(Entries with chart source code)

□ □ □

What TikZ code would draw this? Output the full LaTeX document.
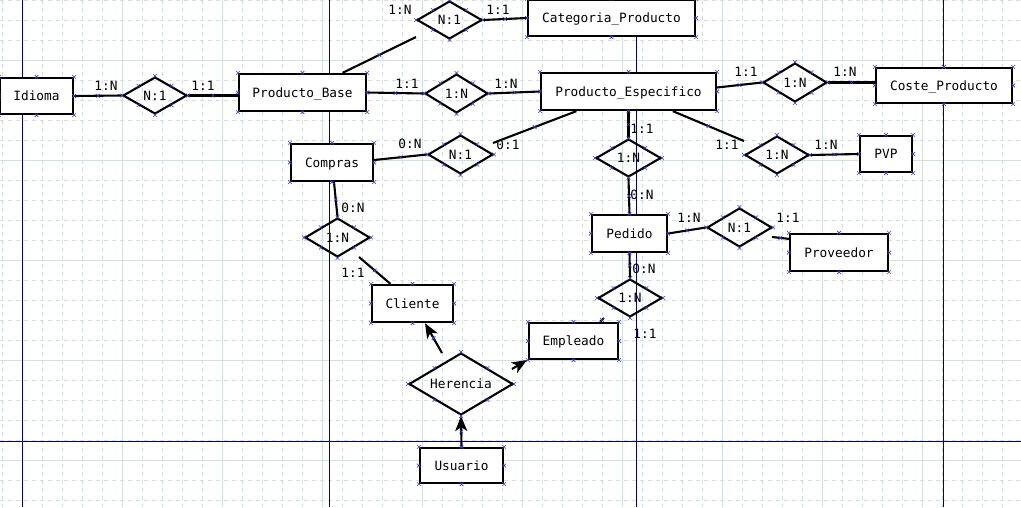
\documentclass[tikz,border=0pt]{standalone}
\usepackage{fontspec}
\setmonofont{DejaVu Sans Mono}
\usetikzlibrary{shapes.geometric,shapes.misc,arrows.meta,calc}
\definecolor{gridc}{RGB}{208,225,222}
\definecolor{pagec}{RGB}{0,0,130}
\definecolor{xmc}{RGB}{60,60,220}
\begin{document}
\begin{tikzpicture}[x=1pt,y=-1pt,
  lbl/.style={font=\ttfamily\fontsize{12.8}{15}\selectfont,inner sep=0pt,text height=9.3pt,text depth=0pt},
  ent/.style={lbl,draw,fill=white,line width=2.3pt,rectangle},
  rel/.style={lbl,draw,line width=2.1pt,diamond,shape aspect=1.7},
  card/.style={lbl},
  conn/.style={line width=2.1pt},
  isa/.style={line width=2.1pt,-{Stealth[length=15pt,width=12pt,inset=4pt]}},
  xn/.style={draw=xmc,cross out,line width=0.6pt,minimum size=3.6pt,inner sep=0pt,outer sep=0pt},
  gridd/.style={gridc,line width=0.9pt,dash pattern=on 4pt off 4pt},
  grids/.style={gridc,line width=0.9pt},
  page/.style={pagec,line width=0.9pt}
]
\useasboundingbox (0,0) rectangle (1021,507);
\fill[white] (0,0) rectangle (1021,507);
% grid
\foreach \x in {2,22,...,1012} \draw[gridd] (\x,0) -- (\x,507);
\foreach \y in {0,20,...,500} \draw[gridd] (0,\y) -- (1021,\y);
\foreach \x in {22,122,...,922} \draw[grids] (\x,0) -- (\x,507);
\foreach \y in {60,160,...,460} \draw[grids] (0,\y) -- (1021,\y);
% page breaks
\foreach \x in {22,329,636,943} \draw[page] (\x,0) -- (\x,507);
\draw[page] (0,441) -- (1021,441);

% entities
\node[ent,minimum width=73pt,minimum height=36pt] (Idi) at (36.5,96) {Idioma};
\node[ent,minimum width=127pt,minimum height=37pt] (PB) at (302.5,92.5) {Producto\_Base};
\node[ent,minimum width=167pt,minimum height=36pt] (CP) at (611.5,18) {Categoria\_Producto};
\node[ent,minimum width=175pt,minimum height=37pt] (PE) at (628.5,91.5) {Producto\_Especifico};
\node[ent,minimum width=136pt,minimum height=35pt] (CoP) at (944,85.5) {Coste\_Producto};
\node[ent,minimum width=52pt,minimum height=36pt] (PVP) at (886,154) {PVP};
\node[ent,minimum width=82pt,minimum height=37pt] (Com) at (332,162.5) {Compras};
\node[ent,minimum width=75pt,minimum height=37pt] (Ped) at (629.5,233.5) {Pedido};
\node[ent,minimum width=98pt,minimum height=37pt] (Prov) at (839,252.5) {Proveedor};
\node[ent,minimum width=81pt,minimum height=37pt] (Cli) at (412.5,303.5) {Cliente};
\node[ent,minimum width=89pt,minimum height=36pt] (Emp) at (573.5,341) {Empleado};
\node[ent,minimum width=83pt,minimum height=35pt] (Usu) at (461.5,465.5) {Usuario};

% relationships
\node[rel,minimum width=64pt,minimum height=37pt] (d1) at (155,95.5) {N:1};
\node[rel,minimum width=65pt,minimum height=38pt] (d2) at (449.5,20) {N:1};
\node[rel,minimum width=63pt,minimum height=39pt] (d3) at (456.5,93.5) {1:N};
\node[rel,minimum width=64pt,minimum height=39pt] (d4) at (795,82.5) {1:N};
\node[rel,minimum width=64pt,minimum height=38pt] (d5) at (777,155) {1:N};
\node[rel,minimum width=65pt,minimum height=39pt] (d6) at (460.5,154.5) {N:1};
\node[rel,minimum width=65pt,minimum height=38pt] (d7) at (628.5,158) {1:N};
\node[rel,minimum width=65pt,minimum height=39pt] (d8) at (337.5,237.5) {1:N};
\node[rel,minimum width=65pt,minimum height=39pt] (d9) at (739.5,227.5) {N:1};
\node[rel,minimum width=64pt,minimum height=38pt] (d10) at (630,298) {1:N};
\node[rel,minimum width=104pt,minimum height=62pt] (Her) at (461,384) {Herencia};

% free ends
\coordinate (e1) at (416,37);
\coordinate (e2) at (744,141);
\coordinate (e3) at (493,143);
\coordinate (e4) at (359,257);
\coordinate (e5) at (772,237);
\coordinate (e6) at (604,318);
\coordinate (h1) at (442,353);
\coordinate (h2) at (512,369);
\coordinate (h3) at (527,360);

% connectors
\draw[conn] (Idi.east) -- node[xn,pos=0.5]{} (d1.west);
\draw[conn] (d1.east) -- node[xn,pos=0.5]{} (d1.east -| PB.west);
\draw[conn] (PB.east) -- node[xn,pos=0.5]{} (d3.west);
\draw[conn] (d3.east) -- node[xn,pos=0.5]{} (PE.west);
\draw[conn] (d2.east) -- node[xn,pos=0.5]{} (CP.west);
\draw[conn] ($(PB.north east)!0.19!(PB.north west)$) -- node[xn,pos=0.5]{} (e1);
\draw[conn] ([yshift=4pt]PE.east) -- node[xn,pos=0.5]{} (d4.west);
\draw[conn] (d4.east) -- node[xn,pos=0.5]{} (d4.east -| CoP.west);
\draw[conn] ($(PE.south west)!0.75!(PE.south east)$) -- node[xn,pos=0.5]{} (e2);
\draw[conn] (d5.east) -- node[xn,pos=0.5]{} (PVP.west);
\draw[conn] ([yshift=2.5pt]Com.east) -- node[xn,pos=0.5]{} (d6.west);
\draw[conn] (e3) -- node[xn,pos=0.5]{} ($(PE.south west)!0.206!(PE.south east)$);
\draw[conn] ([xshift=2pt]Com.south) -- node[xn,pos=0.5]{} (d8.north);
\draw[conn] (e4) -- node[xn,pos=0.5]{} ($(Cli.north west)!0.235!(Cli.north east)$);
\draw[conn] (PE.south) -- node[xn,pos=0.5]{} (d7.north);
\draw[conn] (d7.south) -- node[xn,pos=0.5]{} (Ped.north);
\draw[conn] (Ped.east) -- node[xn,pos=0.5]{} (d9.west);
\draw[conn] (e5) -- node[xn,pos=0.5]{} ($(Prov.north west)+(0,6)$);
\draw[conn] (Ped.south) -- node[xn,pos=0.5]{} (d10.north);
\draw[conn] ($(Emp.north west)!0.79!(Emp.north east)$) -- node[xn,pos=0.5]{} (e6);
\draw[isa] (h1) -- node[xn,pos=0.5]{} ($(Cli.south west)!0.65!(Cli.south east)$);
\draw[isa] (h2) -- (h3);
\draw[isa] (Usu.north) -- node[xn,pos=0.5]{} (Her.south);

% cardinalities
\node[card] (c1) at (106,86) {1:N};
\node[card] (c2) at (203,86) {1:1};
\node[card] (c3) at (400,10) {1:N};
\node[card] (c4) at (498,10) {1:1};
\node[card] (c5) at (407,84) {1:1};
\node[card] (c6) at (506,84) {1:N};
\node[card] (c7) at (746,72) {1:1};
\node[card] (c8) at (845,72) {1:N};
\node[card] (c9) at (727,145) {1:1};
\node[card] (c10) at (826,145) {1:N};
\node[card] (c11) at (410,144) {0:N};
\node[card] (c12) at (508,145) {0:1};
\node[card] (c13) at (353,208) {0:N};
\node[card] (c14) at (353,273) {1:1};
\node[card] (c15) at (642,129) {1:1};
\node[card] (c16) at (642,195) {0:N};
\node[card] (c17) at (689,218) {1:N};
\node[card] (c18) at (788,218) {1:1};
\node[card] (c19) at (644,269) {0:N};
\node[card] (c20) at (645,334) {1:1};

% connection point marks
\foreach \n in {Idi,PB,CP,PE,CoP,PVP,Com,Ped,Prov,Cli,Emp,Usu}{
  \foreach \a in {north west,north,north east,east,south east,south,south west,west}{
    \node[xn] at (\n.\a) {};
  }
}
\foreach \n in {d1,d2,d3,d4,d5,d6,d7,d8,d9,d10,Her}{
  \foreach \a in {north,east,south,west}{
    \node[xn] at (\n.\a) {};
  }
  \node[xn] at ($(\n.north)!0.5!(\n.east)$) {};
  \node[xn] at ($(\n.east)!0.5!(\n.south)$) {};
  \node[xn] at ($(\n.south)!0.5!(\n.west)$) {};
  \node[xn] at ($(\n.west)!0.5!(\n.north)$) {};
}
\end{tikzpicture}
\end{document}
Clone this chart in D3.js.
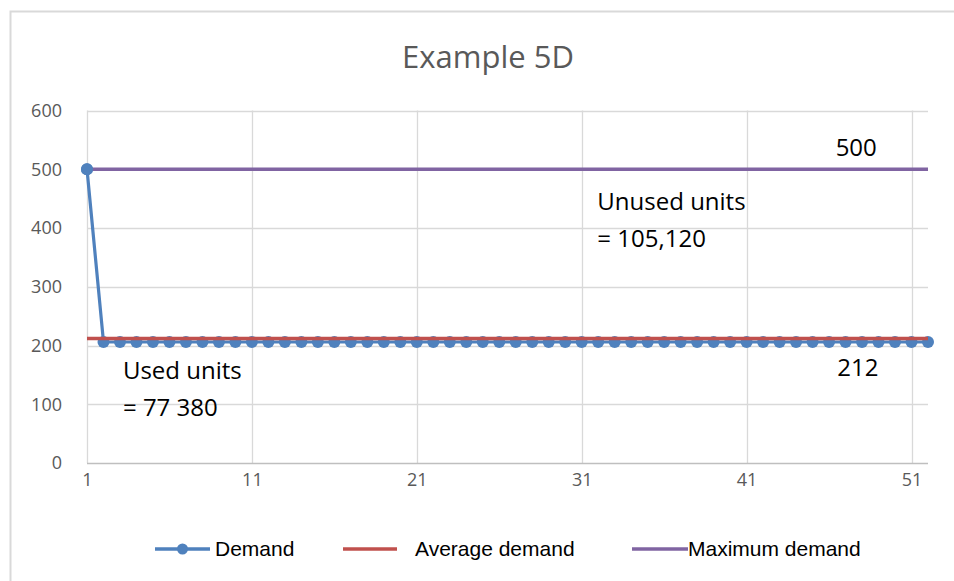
<!DOCTYPE html>
<html><head><meta charset="utf-8">
<script src="https://cdn.jsdelivr.net/npm/d3@7"></script>
<style>body{margin:0;background:#fff}svg{display:block}</style>
</head><body>
<svg id="c" width="954" height="581"></svg>
<script>
const weeks = d3.range(1, 53);
const demand = [500, 206,206,206,206,206,206,206,206,206,206,206,206,206,206,206,206,206,206,206,206,206,206,206,206,206,206,206,206,206,206,206,206,206,206,206,206,206,206,206,206,206,206,206,206,206,206,206,206,206,206,206];
const averageDemand = 212;
const maximumDemand = 500;
const yTicks = [0,100,200,300,400,500,600];
const xTicks = [1,11,21,31,41,51];
const seriesNames = ["Demand","Average demand","Maximum demand"];
const colors = ["#4f81bd","#c0504d","#8064a2"];
const annotations = [
  {lines:["Unused units","= 105,120"], x:31.95, y:431},
  {lines:["Used units","= 77 380"], x:3.18, y:143},
  {lines:["500"], x:46.4, y:523},
  {lines:["212"], x:46.5, y:148}
];

const svg = d3.select("#c");
svg.append("rect").attr("x",10.5).attr("y",11.5).attr("width",960).attr("height",600)
  .attr("fill","#fff").attr("stroke","#d9d9d9").attr("stroke-width",2);

const x = d3.scaleLinear().domain([1,52]).range([87,928]);
const y = d3.scaleLinear().domain([0,600]).range([463,110.5]);

svg.append("text").attr("x",488).attr("y",68).attr("text-anchor","middle")
  .attr("font-family","Open Sans").attr("font-size",31).attr("fill","#595959").text("Example 5D");

const g = svg.append("g");
g.selectAll("line.hg").data(yTicks.filter(d=>d>0)).join("line")
  .attr("x1",x(1)).attr("x2",x(52)).attr("y1",d=>Math.round(y(d))+0.5).attr("y2",d=>Math.round(y(d))+0.5)
  .attr("stroke","#d9d9d9").attr("stroke-width",1.3);
g.selectAll("line.vg").data(xTicks).join("line")
  .attr("x1",d=>Math.round(x(d))+0.5).attr("x2",d=>Math.round(x(d))+0.5).attr("y1",y(600)).attr("y2",y(0))
  .attr("stroke","#d9d9d9").attr("stroke-width",1.3);
g.append("line").attr("x1",x(1)).attr("x2",x(52)).attr("y1",y(0)+0.5).attr("y2",y(0)+0.5)
  .attr("stroke","#bfbfbf").attr("stroke-width",1.5);

const yAxis = d3.axisLeft(y).tickValues(yTicks).tickSize(0).tickPadding(0);
const ya = svg.append("g").attr("transform","translate(62,0)").call(yAxis);
ya.select(".domain").remove();
ya.selectAll("text").attr("font-family","Open Sans").attr("font-size",18).attr("fill","#595959");
const xAxis = d3.axisBottom(x).tickValues(xTicks).tickSize(0).tickPadding(0).tickFormat(d3.format("d"));
const xa = svg.append("g").attr("transform","translate(0,473)").call(xAxis);
xa.select(".domain").remove();
xa.selectAll("text").attr("font-family","Open Sans").attr("font-size",18).attr("fill","#595959");

const line = d3.line().x((d,i)=>x(weeks[i])).y(d=>y(d));
g.append("path").datum(demand).attr("d",line).attr("fill","none").attr("stroke",colors[0]).attr("stroke-width",3.2);
g.selectAll("circle.pt").data(demand).join("circle").attr("class","pt")
  .attr("cx",(d,i)=>x(weeks[i])).attr("cy",d=>y(d)).attr("r",6).attr("fill",colors[0]);
g.append("line").attr("x1",x(1)).attr("x2",x(52)).attr("y1",y(averageDemand)).attr("y2",y(averageDemand))
  .attr("stroke",colors[1]).attr("stroke-width",3.5);
g.append("line").attr("x1",x(1)).attr("x2",x(52)).attr("y1",y(maximumDemand)).attr("y2",y(maximumDemand))
  .attr("stroke",colors[2]).attr("stroke-width",3.5);
g.append("circle").attr("cx",x(weeks[0])).attr("cy",y(demand[0])).attr("r",6).attr("fill",colors[0]);

annotations.forEach(a=>{
  const t = svg.append("text").attr("font-family","Open Sans").attr("font-size",24).attr("fill","#000");
  a.lines.forEach((l,i)=>t.append("tspan").attr("x",x(a.x)).attr("y",y(a.y)+i*37).text(l));
});

const legend = [
  {name:seriesNames[0], c:colors[0], x1:155, x2:210, tx:215, marker:true},
  {name:seriesNames[1], c:colors[1], x1:343, x2:397, tx:415, marker:false},
  {name:seriesNames[2], c:colors[2], x1:632, x2:688, tx:688, marker:false}
];
const lg = svg.append("g");
legend.forEach(l=>{
  lg.append("line").attr("x1",l.x1).attr("x2",l.x2).attr("y1",549).attr("y2",549).attr("stroke",l.c).attr("stroke-width",3.5);
  if(l.marker) lg.append("circle").attr("cx",(l.x1+l.x2)/2).attr("cy",549).attr("r",5.5).attr("fill",l.c);
  lg.append("text").attr("x",l.tx).attr("y",556).attr("font-family","Liberation Sans").attr("font-size",21).attr("fill","#000").text(l.name);
});
</script>
</body></html>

□ □ □

◆ **Task to carry out**
Return only the lines running from the top of the data to the line that holds "(0,441) -- (1021,441);". Include both of those lines, but skip the pictures.

◆ **Solved exercise**
What TikZ code would draw this? Output the full LaTeX document.
\documentclass[tikz,border=0pt]{standalone}
\usepackage{fontspec}
\setmonofont{DejaVu Sans Mono}
\usetikzlibrary{shapes.geometric,shapes.misc,arrows.meta,calc}
\definecolor{gridc}{RGB}{208,225,222}
\definecolor{pagec}{RGB}{0,0,130}
\definecolor{xmc}{RGB}{60,60,220}
\begin{document}
\begin{tikzpicture}[x=1pt,y=-1pt,
  lbl/.style={font=\ttfamily\fontsize{12.8}{15}\selectfont,inner sep=0pt,text height=9.3pt,text depth=0pt},
  ent/.style={lbl,draw,fill=white,line width=2.3pt,rectangle},
  rel/.style={lbl,draw,line width=2.1pt,diamond,shape aspect=1.7},
  card/.style={lbl},
  conn/.style={line width=2.1pt},
  isa/.style={line width=2.1pt,-{Stealth[length=15pt,width=12pt,inset=4pt]}},
  xn/.style={draw=xmc,cross out,line width=0.6pt,minimum size=3.6pt,inner sep=0pt,outer sep=0pt},
  gridd/.style={gridc,line width=0.9pt,dash pattern=on 4pt off 4pt},
  grids/.style={gridc,line width=0.9pt},
  page/.style={pagec,line width=0.9pt}
]
\useasboundingbox (0,0) rectangle (1021,507);
\fill[white] (0,0) rectangle (1021,507);
% grid
\foreach \x in {2,22,...,1012} \draw[gridd] (\x,0) -- (\x,507);
\foreach \y in {0,20,...,500} \draw[gridd] (0,\y) -- (1021,\y);
\foreach \x in {22,122,...,922} \draw[grids] (\x,0) -- (\x,507);
\foreach \y in {60,160,...,460} \draw[grids] (0,\y) -- (1021,\y);
% page breaks
\foreach \x in {22,329,636,943} \draw[page] (\x,0) -- (\x,507);
\draw[page] (0,441) -- (1021,441);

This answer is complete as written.